# Task description
Omit all images, then repeat exactly the lines below from the one containing "Clone this chart in Altair." through the one containing "left_gy_major = [0.5, 1.0, 1.5]", both ends included.

Start of Information shown

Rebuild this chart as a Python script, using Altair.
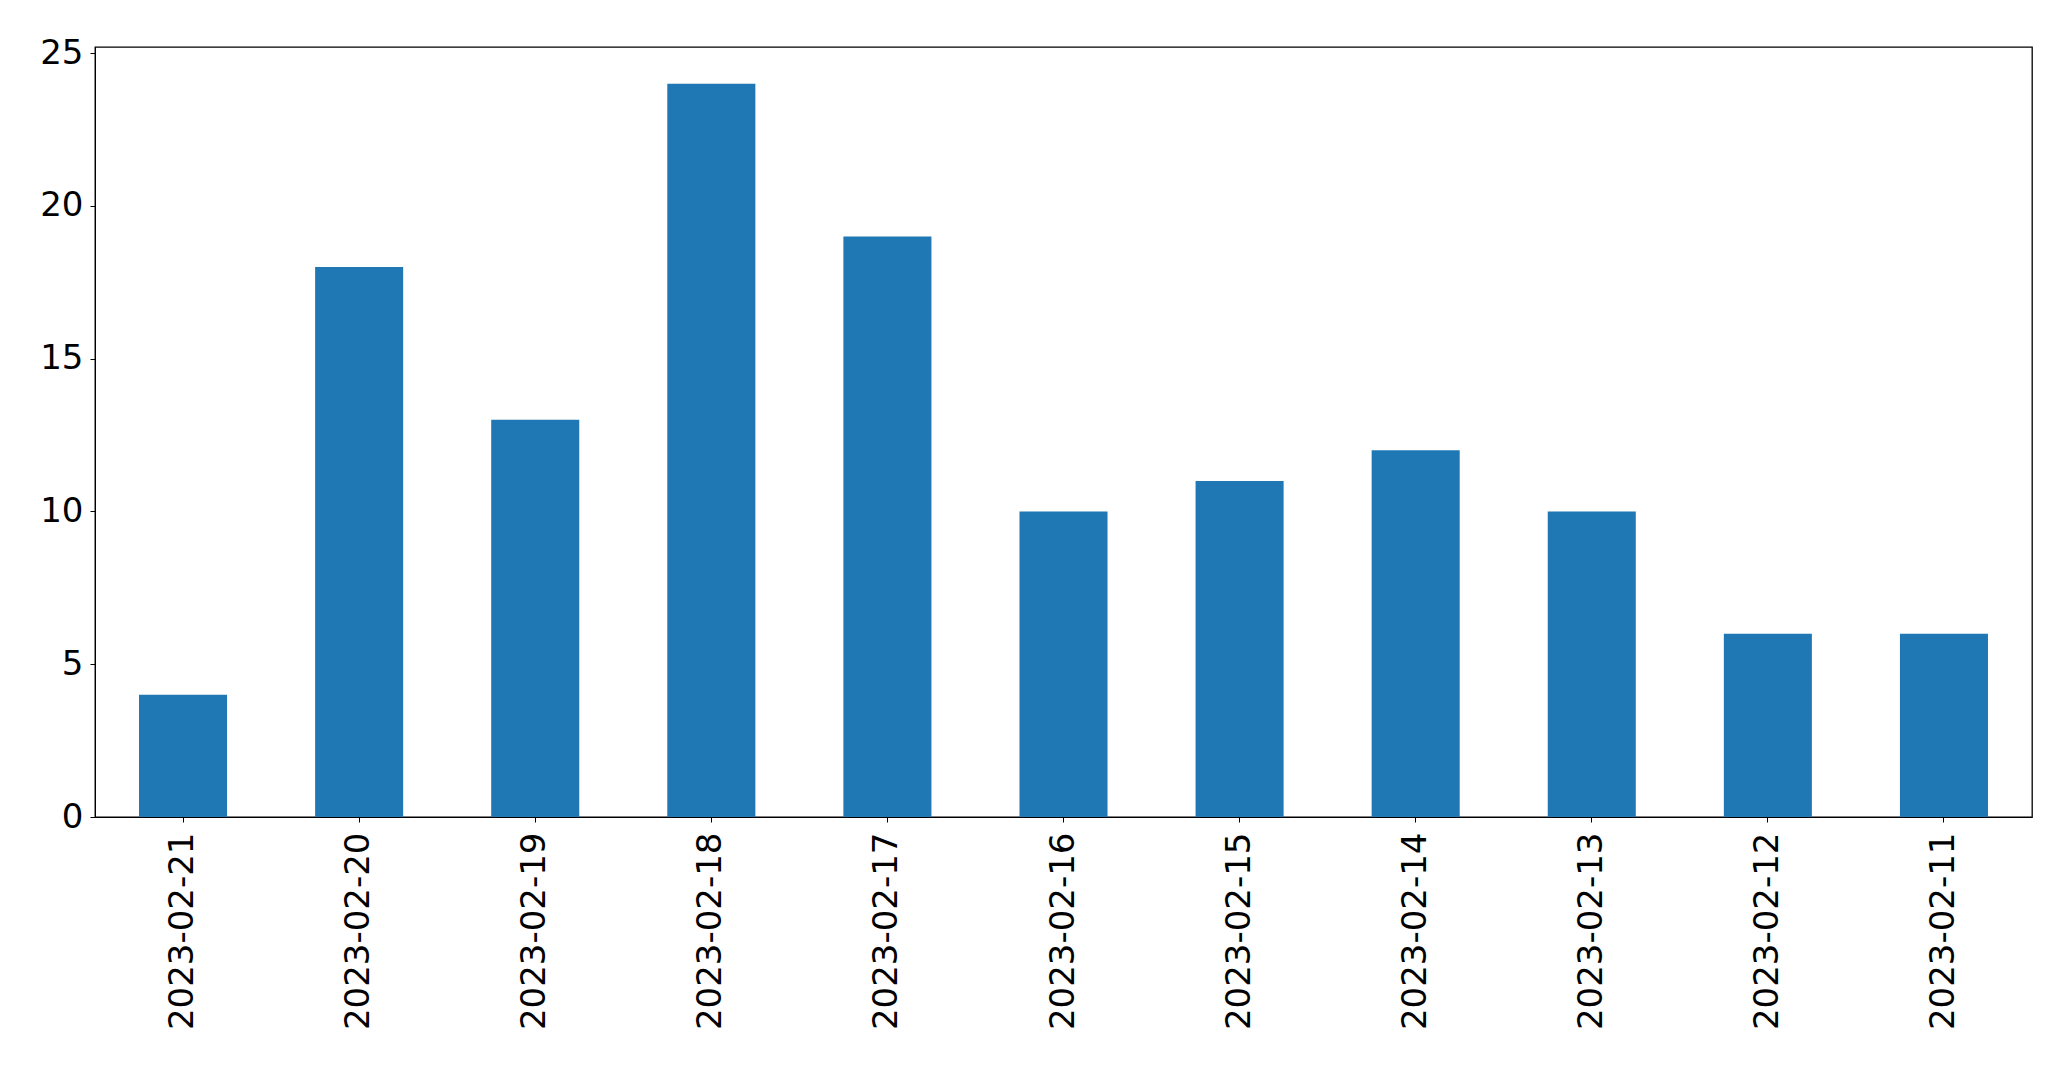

End of Information shown
Start of Information shown

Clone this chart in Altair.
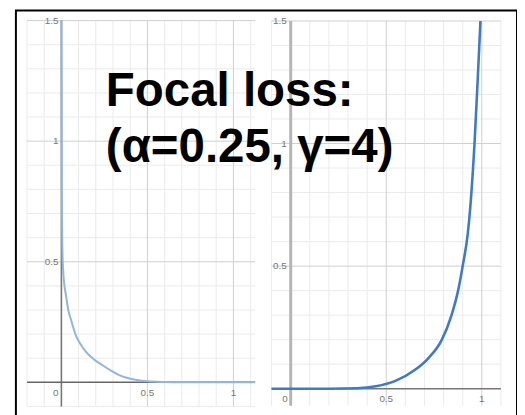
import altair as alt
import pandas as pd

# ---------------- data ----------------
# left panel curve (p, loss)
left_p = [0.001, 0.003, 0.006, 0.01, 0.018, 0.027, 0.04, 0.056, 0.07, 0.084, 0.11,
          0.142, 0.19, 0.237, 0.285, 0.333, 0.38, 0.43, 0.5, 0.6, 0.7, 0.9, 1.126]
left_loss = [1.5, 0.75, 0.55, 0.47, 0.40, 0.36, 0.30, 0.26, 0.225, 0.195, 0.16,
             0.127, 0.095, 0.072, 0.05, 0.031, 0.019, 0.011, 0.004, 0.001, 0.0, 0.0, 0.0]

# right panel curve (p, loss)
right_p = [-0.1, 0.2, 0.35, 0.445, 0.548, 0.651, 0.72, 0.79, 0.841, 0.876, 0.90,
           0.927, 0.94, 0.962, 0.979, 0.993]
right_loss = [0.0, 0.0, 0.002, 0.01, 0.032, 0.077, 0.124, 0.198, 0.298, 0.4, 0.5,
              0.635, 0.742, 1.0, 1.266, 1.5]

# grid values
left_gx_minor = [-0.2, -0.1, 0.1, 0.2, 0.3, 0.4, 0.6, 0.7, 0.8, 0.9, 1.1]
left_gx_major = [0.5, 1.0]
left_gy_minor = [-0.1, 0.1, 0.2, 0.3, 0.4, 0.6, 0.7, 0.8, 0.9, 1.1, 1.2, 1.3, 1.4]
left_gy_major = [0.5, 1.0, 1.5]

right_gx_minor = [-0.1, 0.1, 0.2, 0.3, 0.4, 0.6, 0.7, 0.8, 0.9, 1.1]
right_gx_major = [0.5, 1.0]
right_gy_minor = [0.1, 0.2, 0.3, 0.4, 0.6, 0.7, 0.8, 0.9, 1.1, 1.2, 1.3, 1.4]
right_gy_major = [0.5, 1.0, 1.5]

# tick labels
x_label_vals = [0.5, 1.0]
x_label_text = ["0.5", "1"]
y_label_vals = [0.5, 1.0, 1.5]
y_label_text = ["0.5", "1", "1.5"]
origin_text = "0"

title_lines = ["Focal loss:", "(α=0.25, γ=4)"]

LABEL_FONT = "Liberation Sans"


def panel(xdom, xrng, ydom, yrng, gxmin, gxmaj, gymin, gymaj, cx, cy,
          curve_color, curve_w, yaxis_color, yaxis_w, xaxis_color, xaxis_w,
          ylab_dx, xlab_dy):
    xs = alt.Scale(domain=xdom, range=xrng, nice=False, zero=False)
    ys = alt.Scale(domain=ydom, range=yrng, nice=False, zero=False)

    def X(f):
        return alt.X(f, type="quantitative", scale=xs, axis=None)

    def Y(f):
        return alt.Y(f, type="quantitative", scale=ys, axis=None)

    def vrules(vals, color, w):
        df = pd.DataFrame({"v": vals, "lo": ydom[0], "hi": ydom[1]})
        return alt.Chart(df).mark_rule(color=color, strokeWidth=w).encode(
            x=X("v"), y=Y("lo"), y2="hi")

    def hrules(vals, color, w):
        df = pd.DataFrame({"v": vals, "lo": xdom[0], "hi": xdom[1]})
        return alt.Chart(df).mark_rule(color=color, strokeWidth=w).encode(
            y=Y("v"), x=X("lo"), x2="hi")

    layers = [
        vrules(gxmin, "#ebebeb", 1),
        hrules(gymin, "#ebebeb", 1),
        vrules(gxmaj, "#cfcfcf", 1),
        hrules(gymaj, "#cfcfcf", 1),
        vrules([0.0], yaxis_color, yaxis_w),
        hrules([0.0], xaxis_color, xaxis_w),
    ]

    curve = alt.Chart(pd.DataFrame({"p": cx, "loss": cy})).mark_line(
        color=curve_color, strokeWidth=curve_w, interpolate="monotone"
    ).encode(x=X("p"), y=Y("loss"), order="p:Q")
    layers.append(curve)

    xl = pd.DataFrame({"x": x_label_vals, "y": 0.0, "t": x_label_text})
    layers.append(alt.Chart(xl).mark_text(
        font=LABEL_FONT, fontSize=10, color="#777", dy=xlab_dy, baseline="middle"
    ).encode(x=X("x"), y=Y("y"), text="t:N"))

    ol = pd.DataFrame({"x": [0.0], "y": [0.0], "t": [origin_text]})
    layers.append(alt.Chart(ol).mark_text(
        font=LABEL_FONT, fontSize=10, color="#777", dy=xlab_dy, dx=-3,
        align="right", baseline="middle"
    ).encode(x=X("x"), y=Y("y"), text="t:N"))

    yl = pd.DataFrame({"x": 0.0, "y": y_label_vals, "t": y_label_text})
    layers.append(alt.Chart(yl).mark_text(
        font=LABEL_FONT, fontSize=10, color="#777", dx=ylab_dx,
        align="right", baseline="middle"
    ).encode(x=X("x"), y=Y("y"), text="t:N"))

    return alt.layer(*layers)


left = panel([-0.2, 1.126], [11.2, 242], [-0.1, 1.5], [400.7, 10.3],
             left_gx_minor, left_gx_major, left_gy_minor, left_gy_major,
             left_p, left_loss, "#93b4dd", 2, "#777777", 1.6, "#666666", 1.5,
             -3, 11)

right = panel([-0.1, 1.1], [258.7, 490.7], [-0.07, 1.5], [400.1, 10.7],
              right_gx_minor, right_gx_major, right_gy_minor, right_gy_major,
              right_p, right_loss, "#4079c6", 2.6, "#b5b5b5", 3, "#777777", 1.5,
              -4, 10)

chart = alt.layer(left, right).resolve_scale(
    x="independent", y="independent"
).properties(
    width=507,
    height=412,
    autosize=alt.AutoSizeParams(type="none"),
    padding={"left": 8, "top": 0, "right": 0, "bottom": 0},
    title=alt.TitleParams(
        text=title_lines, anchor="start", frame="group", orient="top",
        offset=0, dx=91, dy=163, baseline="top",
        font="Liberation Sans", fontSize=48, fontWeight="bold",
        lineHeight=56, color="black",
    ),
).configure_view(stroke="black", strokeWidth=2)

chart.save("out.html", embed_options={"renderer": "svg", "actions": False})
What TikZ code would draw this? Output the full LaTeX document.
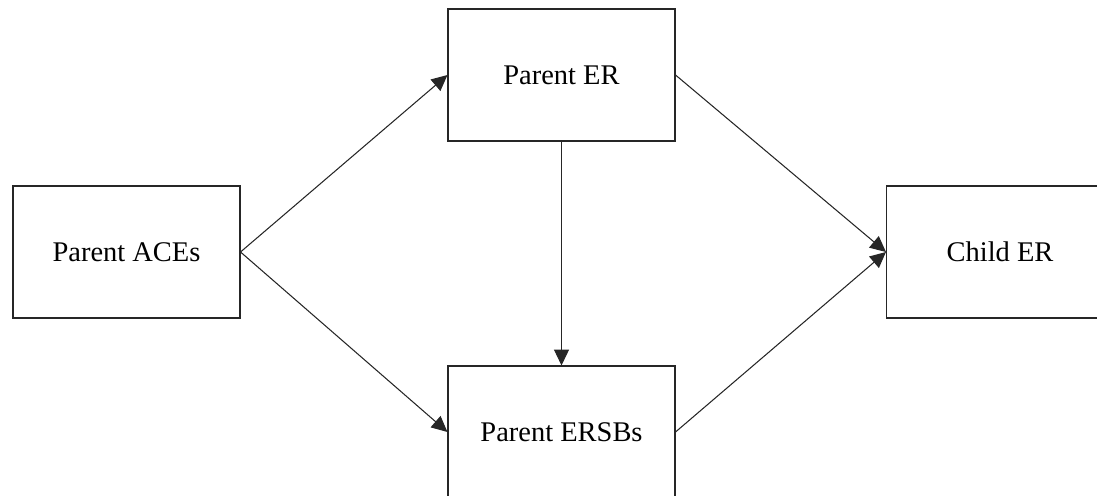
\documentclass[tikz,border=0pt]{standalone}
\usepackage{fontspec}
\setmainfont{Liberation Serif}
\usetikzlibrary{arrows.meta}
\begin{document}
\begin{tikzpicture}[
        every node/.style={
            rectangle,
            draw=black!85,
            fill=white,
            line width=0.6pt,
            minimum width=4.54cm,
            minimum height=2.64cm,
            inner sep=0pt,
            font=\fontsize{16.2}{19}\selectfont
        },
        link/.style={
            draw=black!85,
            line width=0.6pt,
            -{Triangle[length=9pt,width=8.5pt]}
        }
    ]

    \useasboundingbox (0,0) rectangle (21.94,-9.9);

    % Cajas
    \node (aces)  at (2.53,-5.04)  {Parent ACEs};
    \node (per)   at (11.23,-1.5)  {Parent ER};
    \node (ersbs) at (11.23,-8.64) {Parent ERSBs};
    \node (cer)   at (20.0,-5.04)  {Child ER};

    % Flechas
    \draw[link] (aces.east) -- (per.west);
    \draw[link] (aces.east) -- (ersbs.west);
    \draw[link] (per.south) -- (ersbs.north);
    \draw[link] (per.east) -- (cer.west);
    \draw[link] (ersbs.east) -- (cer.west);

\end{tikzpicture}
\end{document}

End of Information shown

# Completed task
Clone this chart in Altair.
import altair as alt
import pandas as pd

# ---------------- data ----------------
# left panel curve (p, loss)
left_p = [0.001, 0.003, 0.006, 0.01, 0.018, 0.027, 0.04, 0.056, 0.07, 0.084, 0.11,
          0.142, 0.19, 0.237, 0.285, 0.333, 0.38, 0.43, 0.5, 0.6, 0.7, 0.9, 1.126]
left_loss = [1.5, 0.75, 0.55, 0.47, 0.40, 0.36, 0.30, 0.26, 0.225, 0.195, 0.16,
             0.127, 0.095, 0.072, 0.05, 0.031, 0.019, 0.011, 0.004, 0.001, 0.0, 0.0, 0.0]

# right panel curve (p, loss)
right_p = [-0.1, 0.2, 0.35, 0.445, 0.548, 0.651, 0.72, 0.79, 0.841, 0.876, 0.90,
           0.927, 0.94, 0.962, 0.979, 0.993]
right_loss = [0.0, 0.0, 0.002, 0.01, 0.032, 0.077, 0.124, 0.198, 0.298, 0.4, 0.5,
              0.635, 0.742, 1.0, 1.266, 1.5]

# grid values
left_gx_minor = [-0.2, -0.1, 0.1, 0.2, 0.3, 0.4, 0.6, 0.7, 0.8, 0.9, 1.1]
left_gx_major = [0.5, 1.0]
left_gy_minor = [-0.1, 0.1, 0.2, 0.3, 0.4, 0.6, 0.7, 0.8, 0.9, 1.1, 1.2, 1.3, 1.4]
left_gy_major = [0.5, 1.0, 1.5]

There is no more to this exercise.